**What this task involves:** Without the images, write out the whole listing exactly.
-- Begin Stored data --
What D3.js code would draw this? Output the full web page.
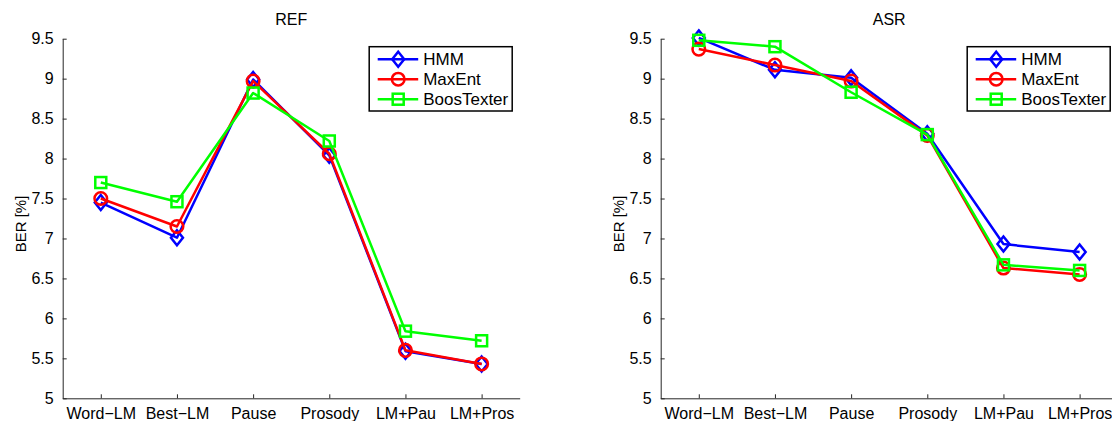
<!DOCTYPE html>
<html>
<head>
<meta charset="utf-8">
<script src="https://cdn.jsdelivr.net/npm/d3@7"></script>
<style>
  body { margin: 0; background: #fff; }
  svg { font-family: "Liberation Sans", Arial, sans-serif; }
</style>
</head>
<body>
<svg width="1112" height="421"></svg>
<script>
var categories = ["Word\u2212LM", "Best\u2212LM", "Pause", "Prosody", "LM+Pau", "LM+Pros"];
var seriesNames = ["HMM", "MaxEnt", "BoosTexter"];
var yTicks = [5, 5.5, 6, 6.5, 7, 7.5, 8, 8.5, 9, 9.5];

// REF transcripts
var refHMM = [7.45, 7.01, 8.99, 8.04, 5.59, 5.43];
var refMaxEnt = [7.50, 7.15, 8.97, 8.06, 5.60, 5.43];
var refBoos = [7.70, 7.46, 8.82, 8.22, 5.84, 5.72];

// ASR transcripts
var asrHMM = [9.51, 9.11, 9.01, 8.31, 6.93, 6.83];
var asrMaxEnt = [9.37, 9.17, 8.97, 8.29, 6.63, 6.55];
var asrBoos = [9.48, 9.40, 8.83, 8.30, 6.67, 6.60];

var colors = ["#0000ff", "#ff0000", "#00ff00"];
var markers = ["diamond", "circle", "square"];

var svg = d3.select("svg");

function marker(g, type, x, y, color) {
    if (type == "diamond") {
        g.append("path")
            .attr("d", "M" + x + "," + (y - 7.5) + "L" + (x + 6) + "," + y + "L" + x + "," + (y + 7.5) + "L" + (x - 6) + "," + y + "Z")
            .attr("fill", "none").attr("stroke", color).attr("stroke-width", 2.5);
    } else if (type == "circle") {
        g.append("circle").attr("cx", x).attr("cy", y).attr("r", 6.3)
            .attr("fill", "none").attr("stroke", color).attr("stroke-width", 2.5);
    } else {
        g.append("rect").attr("x", x - 5.5).attr("y", y - 5.5).attr("width", 11).attr("height", 11)
            .attr("fill", "none").attr("stroke", color).attr("stroke-width", 2.5);
    }
}

function panel(left, title, data) {
    var x = d3.scaleLinear().domain([0.5, 6.5]).range([left, left + 457]);
    var y = d3.scaleLinear().domain([5, 9.5]).range([398.3, 38.7]);
    var g = svg.append("g");

    // axes (MATLAB style: ticks inside, box off)
    var ya = g.append("g").attr("transform", "translate(" + left + ",0)")
        .call(d3.axisLeft(y).tickValues(yTicks).tickSizeInner(-4).tickSizeOuter(0).tickPadding(9)
            .tickFormat(function(d) { return d3.format("")(d); }));
    var xa = g.append("g").attr("transform", "translate(0,398.3)")
        .call(d3.axisBottom(x).tickValues(d3.range(1, 7)).tickSizeInner(-4).tickSizeOuter(0).tickPadding(6)
            .tickFormat(function(d) { return categories[d - 1]; }));
    [ya, xa].forEach(function(a) {
        a.selectAll("path, line").attr("stroke", "#262626");
        a.selectAll("text").attr("fill", "#000").style("font-size", "16px");
    });
    xa.selectAll("text").attr("dy", "0.9em");

    g.append("text").attr("x", (x.range()[0] + x.range()[1]) / 2).attr("y", 25)
        .attr("text-anchor", "middle").style("font-size", "16px").text(title);
    g.append("text")
        .attr("transform", "translate(" + (left - 37) + "," + 224 + ") rotate(-90)")
        .attr("text-anchor", "middle").style("font-size", "15px").text("BER [%]");

    var line = d3.line().x(function(d, i) { return x(i + 1); }).y(function(d) { return y(d); });
    data.forEach(function(vals, s) {
        g.append("path").datum(vals).attr("d", line)
            .attr("fill", "none").attr("stroke", colors[s]).attr("stroke-width", 2.5)
            .attr("stroke-linejoin", "round");
        vals.forEach(function(v, i) { marker(g, markers[s], x(i + 1), y(v), colors[s]); });
    });

    // legend
    var lx = left + 306.5, ly = 46.7;
    var lg = g.append("g");
    lg.append("rect").attr("x", lx).attr("y", ly).attr("width", 143).attr("height", 64.3)
        .attr("fill", "#fff").attr("stroke", "#000").attr("stroke-width", 1.5);
    seriesNames.forEach(function(name, s) {
        var ry = ly + 12.5 + s * 20;
        lg.append("line").attr("x1", lx + 8.5).attr("x2", lx + 49).attr("y1", ry).attr("y2", ry)
            .attr("stroke", colors[s]).attr("stroke-width", 2.5);
        marker(lg, markers[s], lx + 29, ry, colors[s]);
        lg.append("text").attr("x", lx + 54).attr("y", ry + 6).style("font-size", "17px").text(name);
    });
}

panel(62.7, "REF", [refHMM, refMaxEnt, refBoos]);
panel(660.7, "ASR", [asrHMM, asrMaxEnt, asrBoos]);
</script>
</body>
</html>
-- End Stored data --
**Correct output:**
What D3.js code would draw this? Output the full web page.
<!DOCTYPE html>
<html>
<head>
<meta charset="utf-8">
<script src="https://cdn.jsdelivr.net/npm/d3@7"></script>
<style>
  body { margin: 0; background: #fff; }
  svg { font-family: "Liberation Sans", Arial, sans-serif; }
</style>
</head>
<body>
<svg width="1112" height="421"></svg>
<script>
var categories = ["Word\u2212LM", "Best\u2212LM", "Pause", "Prosody", "LM+Pau", "LM+Pros"];
var seriesNames = ["HMM", "MaxEnt", "BoosTexter"];
var yTicks = [5, 5.5, 6, 6.5, 7, 7.5, 8, 8.5, 9, 9.5];

// REF transcripts
var refHMM = [7.45, 7.01, 8.99, 8.04, 5.59, 5.43];
var refMaxEnt = [7.50, 7.15, 8.97, 8.06, 5.60, 5.43];
var refBoos = [7.70, 7.46, 8.82, 8.22, 5.84, 5.72];

// ASR transcripts
var asrHMM = [9.51, 9.11, 9.01, 8.31, 6.93, 6.83];
var asrMaxEnt = [9.37, 9.17, 8.97, 8.29, 6.63, 6.55];
var asrBoos = [9.48, 9.40, 8.83, 8.30, 6.67, 6.60];

var colors = ["#0000ff", "#ff0000", "#00ff00"];
var markers = ["diamond", "circle", "square"];

var svg = d3.select("svg");

function marker(g, type, x, y, color) {
    if (type == "diamond") {
        g.append("path")
            .attr("d", "M" + x + "," + (y - 7.5) + "L" + (x + 6) + "," + y + "L" + x + "," + (y + 7.5) + "L" + (x - 6) + "," + y + "Z")
            .attr("fill", "none").attr("stroke", color).attr("stroke-width", 2.5);
    } else if (type == "circle") {
        g.append("circle").attr("cx", x).attr("cy", y).attr("r", 6.3)
            .attr("fill", "none").attr("stroke", color).attr("stroke-width", 2.5);
    } else {
        g.append("rect").attr("x", x - 5.5).attr("y", y - 5.5).attr("width", 11).attr("height", 11)
            .attr("fill", "none").attr("stroke", color).attr("stroke-width", 2.5);
    }
}

function panel(left, title, data) {
    var x = d3.scaleLinear().domain([0.5, 6.5]).range([left, left + 457]);
    var y = d3.scaleLinear().domain([5, 9.5]).range([398.3, 38.7]);
    var g = svg.append("g");

    // axes (MATLAB style: ticks inside, box off)
    var ya = g.append("g").attr("transform", "translate(" + left + ",0)")
        .call(d3.axisLeft(y).tickValues(yTicks).tickSizeInner(-4).tickSizeOuter(0).tickPadding(9)
            .tickFormat(function(d) { return d3.format("")(d); }));
    var xa = g.append("g").attr("transform", "translate(0,398.3)")
        .call(d3.axisBottom(x).tickValues(d3.range(1, 7)).tickSizeInner(-4).tickSizeOuter(0).tickPadding(6)
            .tickFormat(function(d) { return categories[d - 1]; }));
    [ya, xa].forEach(function(a) {
        a.selectAll("path, line").attr("stroke", "#262626");
        a.selectAll("text").attr("fill", "#000").style("font-size", "16px");
    });
    xa.selectAll("text").attr("dy", "0.9em");

    g.append("text").attr("x", (x.range()[0] + x.range()[1]) / 2).attr("y", 25)
        .attr("text-anchor", "middle").style("font-size", "16px").text(title);
    g.append("text")
        .attr("transform", "translate(" + (left - 37) + "," + 224 + ") rotate(-90)")
        .attr("text-anchor", "middle").style("font-size", "15px").text("BER [%]");

    var line = d3.line().x(function(d, i) { return x(i + 1); }).y(function(d) { return y(d); });
    data.forEach(function(vals, s) {
        g.append("path").datum(vals).attr("d", line)
            .attr("fill", "none").attr("stroke", colors[s]).attr("stroke-width", 2.5)
            .attr("stroke-linejoin", "round");
        vals.forEach(function(v, i) { marker(g, markers[s], x(i + 1), y(v), colors[s]); });
    });

    // legend
    var lx = left + 306.5, ly = 46.7;
    var lg = g.append("g");
    lg.append("rect").attr("x", lx).attr("y", ly).attr("width", 143).attr("height", 64.3)
        .attr("fill", "#fff").attr("stroke", "#000").attr("stroke-width", 1.5);
    seriesNames.forEach(function(name, s) {
        var ry = ly + 12.5 + s * 20;
        lg.append("line").attr("x1", lx + 8.5).attr("x2", lx + 49).attr("y1", ry).attr("y2", ry)
            .attr("stroke", colors[s]).attr("stroke-width", 2.5);
        marker(lg, markers[s], lx + 29, ry, colors[s]);
        lg.append("text").attr("x", lx + 54).attr("y", ry + 6).style("font-size", "17px").text(name);
    });
}

panel(62.7, "REF", [refHMM, refMaxEnt, refBoos]);
panel(660.7, "ASR", [asrHMM, asrMaxEnt, asrBoos]);
</script>
</body>
</html>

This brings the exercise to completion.